Fuego en un teatro abarrotado
En Estados Unidos, el país que eligió consagrar la libertad de expresión en la primera enmienda de su Constitución, se suele repetir una frase para definir cuáles son los límites de uno de sus derechos más preciados: “No puedes gritar 'fuego' en un teatro abarrotado”. Es una simplificación de la opinión del juez Oliver Wendell Holmes, que en 1919 escribió: “La protección más estricta de la libertad de expresión no protegería a un hombre que gritara falsamente 'fuego' en un teatro y provocara el pánico”.
La frase se ha vuelto a escuchar estos días en el juicio político contra el ex presidente de Estados Unidos por “incitación a la violencia contra el gobierno”. El juicio político acabó en absolución por el voto de la mayoría de los senadores republicanos, aunque los posibles juicios en los tribunales ordinarios volverán a examinar los discursos y los tuits del ex presidente a la luz de este debate.
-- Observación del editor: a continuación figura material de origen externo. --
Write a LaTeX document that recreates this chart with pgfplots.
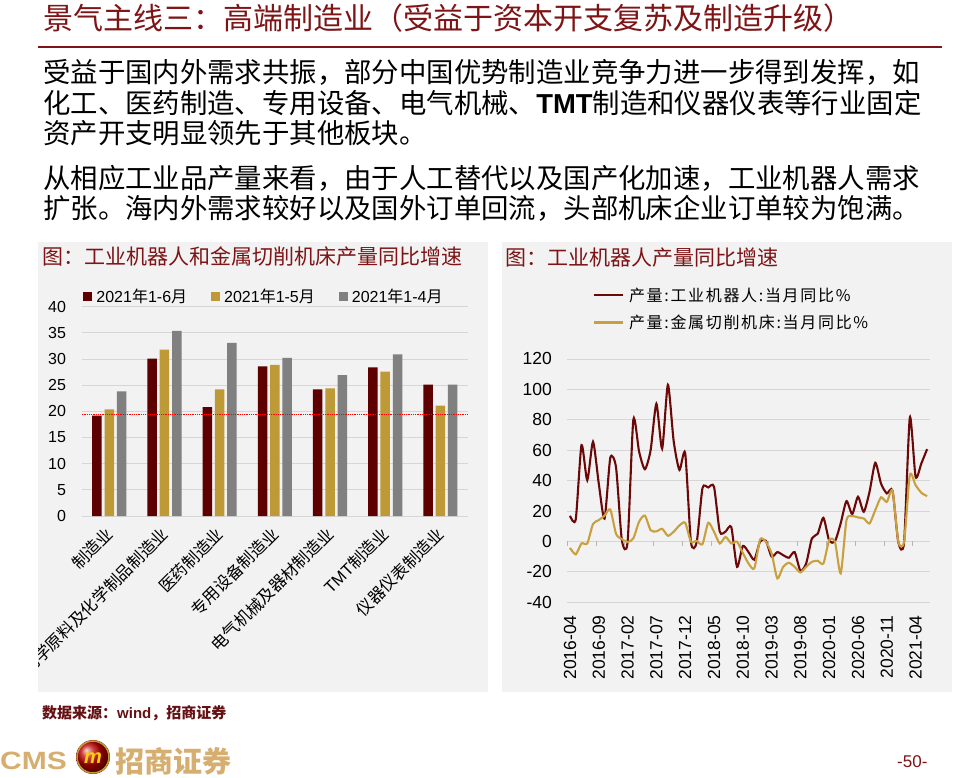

La famosa frase, en realidad, tiene poco que ver con los teatros y pertenece a una sentencia que condenaba al secretario del partido socialista de EEUU por repartir propaganda contra el reclutamiento en la Primera Guerra Mundial y cuya jurisprudencia fue rechazada por el Tribunal Supremo de EEUU 40 años después. El juez Holmes, tal vez arrepentido, defendió en otra sentencia una aplicación lo más amplia posible de la primera enmienda en un juicio contra inmigrantes rusos acusados de espías. “El bien último se consigue con el intercambio libre de ideas”, escribió.
Nuestros tiempos son a menudo más complejos que los de hace un siglo, entre otras cosas por el impacto masivo, global e inmediato que puede tener cada palabra, especialmente si viene de un gobernante u otra persona con poder. Las palabras pueden tener consecuencias violentas y acabar poniendo en peligro la vida de las personas, cuyo valor siempre debe primar por encima del de cualquier opinión. No siempre es fácil dirimir cuándo se trata de una opinión y cuando de una arenga o incluso de una orden de actuar. Ni cuándo la persona en cuestión es consciente del efecto de su discurso.
Pero las polémicas en España son especialmente pobres. Los límites desproporcionados a la libertad de expresión con penas de cárcel para discursos repugnantes pero no necesariamente peligrosos acaban encumbrando y amplificando a personajillos miserables y desconocidos hasta ese momento.
El debate de la libertad de expresión y la libertad de prensa tiene matices, sobre todo en este tiempo instantáneo, pero existen algunas guías básicas para no excederse y no provocar consecuencias indeseadas.
Los gobiernos, los estados, son los que deben ser más cuidadosos. Su responsabilidad no se debe confundir con las decisiones de empresas privadas, como las plataformas de redes sociales, sobre sus términos de uso y sus decisiones para evitar ser instrumentos de barbarie.
Incluso en la conservadora y poco amiga de la libertad de expresión Europa, existe una guía para cualquier gobierno que se tome en serio este derecho fundamental. La de la convención europea de derechos humanos que aplica el Consejo de Europa, y que pide que cualquier límite a la libertad de expresión sea una excepción definida de manera clara y precisa, que sea imprescindible para proteger otros derechos fundamentales y sobre todo que sea proporcional a la amenaza específica que pueda constituir un discurso (o un tuit o una canción). Éste último criterio es el motivo por el que el tribunal europeo de derechos humanos tiende a condenar a los gobiernos.
Respuestas proporcionales son la clave para evitar consecuencias indeseables. Y tal vez para que la vapuleada libertad de expresión deje de ser una bandera de los más mezquinos y los más violentos.